Johnson explored these concerns in the photographs she took during the expedition by variously painting, photoshopping, embossing, and printing on them "to create a more honest image. To show not just what I saw, but how I feel about what I saw." The artist's ink interventions, such as the addition of fireworks seen here, are meant to highlight the beauty of the landscape while also drawing attention to the way humans have altered it.

STEPHEN MALLON

The Reefing of USS Radford, 2012

Chromogenic print

Schwartz Art Collection, Harvard Business School, 2012.15

This photograph, from Stephen Mallon's solo exhibition The Reefing of USS Radford, is part of the artist's American Reclamation series, which chronicles and examines the American recycling industry, in this case a Spruance-class destroyer in the United States Navy re-purposed to create an artificial reef.
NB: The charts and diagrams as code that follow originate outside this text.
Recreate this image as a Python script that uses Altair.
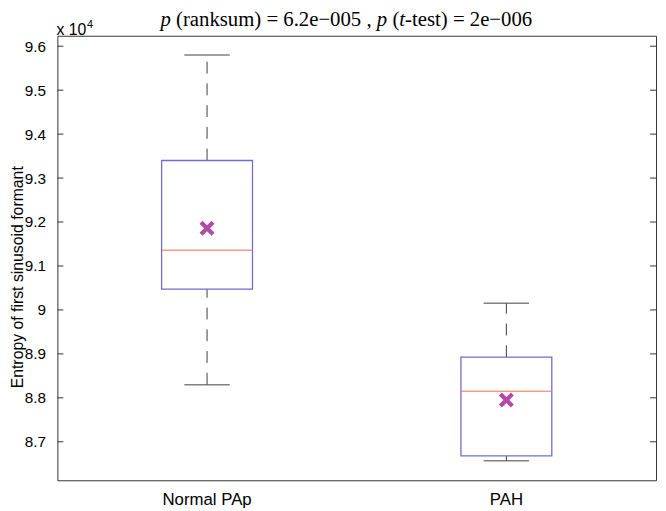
import altair as alt
import pandas as pd

# ---- data (values in units of 10^4) ----
groups = ["Normal PAp", "PAH"]
whisker_low = [8.830, 8.6566]
q1 = [9.0474, 8.668]
medians = [9.1357, 8.815]
q3 = [9.340, 8.8925]
whisker_high = [9.580, 9.015]
means = [9.1858, 8.795]
y_ticks = [8.7, 8.8, 8.9, 9.0, 9.1, 9.2, 9.3, 9.4, 9.5, 9.6]
y_domain = [8.6124, 9.6238]

title_parts = ["p", "(ranksum) = 6.2e\u2212005 ,", "p", "(", "t", "-test) = 2e\u2212006"]
title_italic = [True, False, True, False, True, False]
y_title = "Entropy of first sinusoid formant"

# ---- layout constants ----
W, H = 606, 450
TITLE_FS = 21
# Times-like advance widths (per em) used to place the mixed-style title pieces
adv = {" ": .25, "(": .333, ")": .333, "=": .564, "p": .5, "r": .333, "a": .444,
       "n": .5, "k": .5, "s": .389, "u": .5, "m": .778, "6": .5, ".": .25, "2": .5,
       "e": .444, "\u2212": .564, "0": .5, "5": .5, ",": .25, "t": .278, "-": .333}

def width(s):
    return sum(adv.get(c, .5) for c in s) * TITLE_FS

full = " ".join(title_parts[:2]) + " " + title_parts[2] + " " + "".join(title_parts[3:])
start = 292.5 - width(full) / 2
offsets = []
pos = start
for i, part in enumerate(title_parts):
    offsets.append(pos)
    pos += width(part)
    if i in (0, 1, 2):
        pos += width(" ")

df = pd.DataFrame({"group": groups, "lo": whisker_low, "q1": q1, "med": medians,
                   "q3": q3, "hi": whisker_high, "mean": means})
tick_df = pd.DataFrame({"v": y_ticks})

xscale = alt.Scale(type="band", domain=groups, paddingInner=0, paddingOuter=0)
xaxis = alt.Axis(title=None, ticks=False, domain=False, labelAngle=0, labelPadding=12,
                 labelFont="Liberation Sans", labelFontSize=17, labelColor="black",
                 labelBaseline="top", grid=False)
yscale = alt.Scale(domain=y_domain, nice=False, zero=False)
yaxis = alt.Axis(title=y_title, values=y_ticks, format="~g", ticks=False, domain=False,
                 grid=False, labelFont="Liberation Sans", labelFontSize=15.5,
                 labelColor="black", labelPadding=12, titleFont="Liberation Sans",
                 titleFontSize=16, titleFontWeight="normal", titleColor="black",
                 titleAngle=270, titleBaseline="alphabetic", titleX=-35.5, titleY=244)

X = alt.X("group:N", scale=xscale, axis=xaxis)

def Y(f):
    return alt.Y(f, scale=yscale, axis=yaxis)

base = alt.Chart(df)

whisk_up = base.mark_rule(color="#3c3c3c", strokeWidth=1, strokeDash=[12, 10]).encode(
    x=X, y=Y("q3:Q"), y2="hi:Q")
whisk_lo = base.mark_rule(color="#3c3c3c", strokeWidth=1, strokeDash=[12, 10]).encode(
    x=X, y=Y("lo:Q"), y2="q1:Q")
cap_hi = base.mark_tick(color="#4a4a4a", size=46, thickness=1.5).encode(x=X, y=Y("hi:Q"))
cap_lo = base.mark_tick(color="#4a4a4a", size=46, thickness=1.5).encode(x=X, y=Y("lo:Q"))
box = base.mark_bar(width=alt.RelativeBandSize(0.3036), fill="white", stroke="#6e6ecc",
                    strokeWidth=1.3).encode(x=X, y=Y("q1:Q"), y2="q3:Q")
med = base.mark_tick(color="#f07252", size=92, thickness=1.6).encode(x=X, y=Y("med:Q"))
xpath = ("M-0.6,-1L0,-0.4L0.6,-1L1,-0.6L0.4,0L1,0.6L0.6,1L0,0.4L-0.6,1L-1,0.6"
         "L-0.4,0L-1,-0.6Z")
mean = base.mark_point(shape=xpath, filled=True, size=230, color="#b04ca6",
                       opacity=1).encode(x=X, y=Y("mean:Q"))

tick_l = alt.Chart(tick_df).mark_rule(color="#333", strokeWidth=1).encode(
    y=Y("v:Q"), x=alt.value(0), x2=alt.value(6))
tick_r = alt.Chart(tick_df).mark_rule(color="#333", strokeWidth=1).encode(
    y=Y("v:Q"), x=alt.value(W - 6), x2=alt.value(W))

texts = []
for part, ital, off in zip(title_parts, title_italic, offsets):
    t = alt.Chart(pd.DataFrame({"t": [part]})).mark_text(
        font="Liberation Serif", fontSize=TITLE_FS, fontStyle="italic" if ital else "normal",
        align="left", baseline="alphabetic", color="black").encode(
        text="t:N", x=alt.value(off), y=alt.value(-10))
    texts.append(t)

exp_base = alt.Chart(pd.DataFrame({"t": ["x 10"]})).mark_text(
    font="Liberation Sans", fontSize=16, align="left", baseline="alphabetic",
    color="black").encode(text="t:N", x=alt.value(-1), y=alt.value(-1))
exp_sup = alt.Chart(pd.DataFrame({"t": ["4"]})).mark_text(
    font="Liberation Sans", fontSize=11, align="left", baseline="alphabetic",
    color="black").encode(text="t:N", x=alt.value(30), y=alt.value(-8))

chart = alt.layer(whisk_up, whisk_lo, cap_hi, cap_lo, box, med, mean, tick_l, tick_r,
                  *texts, exp_base, exp_sup).properties(
    width=W, height=H,
    background="white",
    autosize=alt.AutoSizeParams(type="none"),
    padding={"left": 50, "top": 25, "right": 2, "bottom": 28},
).configure_view(stroke="#333", strokeWidth=1)

chart.save("out.html", embed_options={"renderer": "svg", "actions": False})
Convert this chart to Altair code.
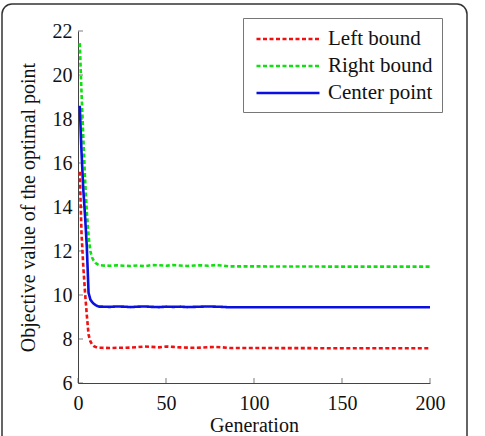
import altair as alt
import pandas as pd

# ---- data ----
generation = [1, 2, 3, 4, 5, 6, 7, 8, 9, 10, 11, 12,
              14, 18, 22, 26, 30, 34, 38, 42, 46, 50, 54, 58, 62, 66, 70, 74, 78, 82, 86,
              100, 150, 200]

left_bound = [15.6, 12.8, 11.3, 10.1, 9.1, 8.2, 7.9, 7.75, 7.68, 7.64, 7.62, 7.60,
              7.60, 7.59, 7.60, 7.60, 7.61, 7.63, 7.66, 7.64, 7.62, 7.66, 7.64, 7.62, 7.61,
              7.60, 7.61, 7.63, 7.64, 7.62, 7.59, 7.59, 7.58, 7.58]

right_bound = [21.45, 19.2, 17.2, 15.3, 13.8, 12.7, 12.0, 11.7, 11.55, 11.45, 11.4, 11.36,
               11.34, 11.33, 11.35, 11.33, 11.32, 11.34, 11.31, 11.36, 11.35, 11.33, 11.36,
               11.34, 11.32, 11.34, 11.35, 11.33, 11.36, 11.34, 11.30, 11.30, 11.29, 11.29]

center_point = [18.6, 16.5, 14.8, 13.6, 12.2, 10.1, 9.8, 9.68, 9.6, 9.54, 9.5, 9.47,
                9.47, 9.46, 9.48, 9.47, 9.45, 9.47, 9.48, 9.46, 9.45, 9.47, 9.46, 9.47, 9.45,
                9.46, 9.47, 9.48, 9.47, 9.46, 9.44, 9.44, 9.44, 9.44]

series_names = ["Left bound", "Right bound", "Center point"]
series_colors = ["#f01010", "#10e010", "#0a10e0"]
series_dash = [[4, 2.5], [4, 2.5], [1, 0]]

x_ticks = [0, 50, 100, 150, 200]
y_ticks = [6, 8, 10, 12, 14, 16, 18, 20, 22]

rows = []
for name, vals in zip(series_names, [left_bound, right_bound, center_point]):
    for g, v in zip(generation, vals):
        rows.append({"Generation": g, "value": v, "series": name})
df = pd.DataFrame(rows)

FONT = "Liberation Serif"

xscale = alt.Scale(domain=[0, 200], nice=False, zero=False)
yscale = alt.Scale(domain=[6, 22], nice=False, zero=False)

lines = alt.Chart(df).mark_line(strokeWidth=2.6, clip=True).encode(
    x=alt.X("Generation:Q", scale=xscale,
            axis=alt.Axis(values=x_ticks, title="Generation", tickSize=0,
                          labelPadding=10, titlePadding=2, grid=False,
                          labelFlush=False)),
    y=alt.Y("value:Q", scale=yscale,
            axis=alt.Axis(values=y_ticks, title="Objective value of the optimal point",
                          tickSize=0, labelPadding=6, titlePadding=14, grid=False)),
    color=alt.Color("series:N",
                    scale=alt.Scale(domain=series_names, range=series_colors),
                    legend=alt.Legend(orient="none", legendX=165, legendY=-13, title=None,
                                      labelFont=FONT, labelFontSize=21, labelColor="#111",
                                      symbolType="M-3,0L3,0", symbolSize=441,
                                      symbolOffset=24,
                                      symbolStrokeWidth=2.6, strokeColor="#777",
                                      fillColor="white", padding=9, rowPadding=5,
                                      labelOffset=28, labelLimit=300)),
    strokeDash=alt.StrokeDash("series:N",
                              scale=alt.Scale(domain=series_names, range=series_dash),
                              legend=None),
    order=alt.Order("Generation:Q"),
)

xticks = alt.Chart(pd.DataFrame({"t": x_ticks})).mark_tick(
    orient="vertical", size=5, thickness=1, color="#444", yOffset=-2.5
).encode(x=alt.X("t:Q", scale=xscale), y=alt.datum(6, scale=yscale))

yticks = alt.Chart(pd.DataFrame({"t": y_ticks})).mark_tick(
    orient="horizontal", size=5, thickness=1, color="#444", xOffset=2.5
).encode(y=alt.Y("t:Q", scale=yscale), x=alt.datum(0, scale=xscale))

frame = alt.Chart(pd.DataFrame({"a": [0]})).mark_rect(
    fill=None, stroke="#333", strokeWidth=1.5, cornerRadius=10
).encode(x=alt.value(-76), x2=alt.value(389), y=alt.value(-27), y2=alt.value(470))

chart = alt.layer(frame, xticks, yticks, lines).properties(
    width=352, height=352,
    background="white",
    autosize=alt.AutoSizeParams(type="none"),
    padding={"left": 78, "top": 31, "right": 55, "bottom": 53},
).configure_view(stroke=None).configure_axis(
    labelFont=FONT, labelFontSize=20, labelColor="#111",
    titleFont=FONT, titleFontSize=20, titleFontWeight="normal", titleColor="#111",
    domainColor="#444", domainWidth=1,
)

chart.save("out.html", embed_options={"renderer": "svg", "actions": False})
The USS Arthur W. Radford (DD-968) was named for Admiral Arthur W. Radford USN (1896–1973). It was decommissioned on March 18, 2003, after 26 years in service, and on August 10, 2011, became part of the DelJersey Land Reef through the Delaware Reef Program, which aims to help depleted or endangered fisheries. Mallon explains: "My American Reclamation series chronicles the beauty of industrial recycling in the United States. In 2010, the USS Radford, a former Naval Spruance destroyer became the longest vessel to be reefed in the Atlantic Ocean. Its final mission serves to create a habitat for marine life and a discovery site for divers."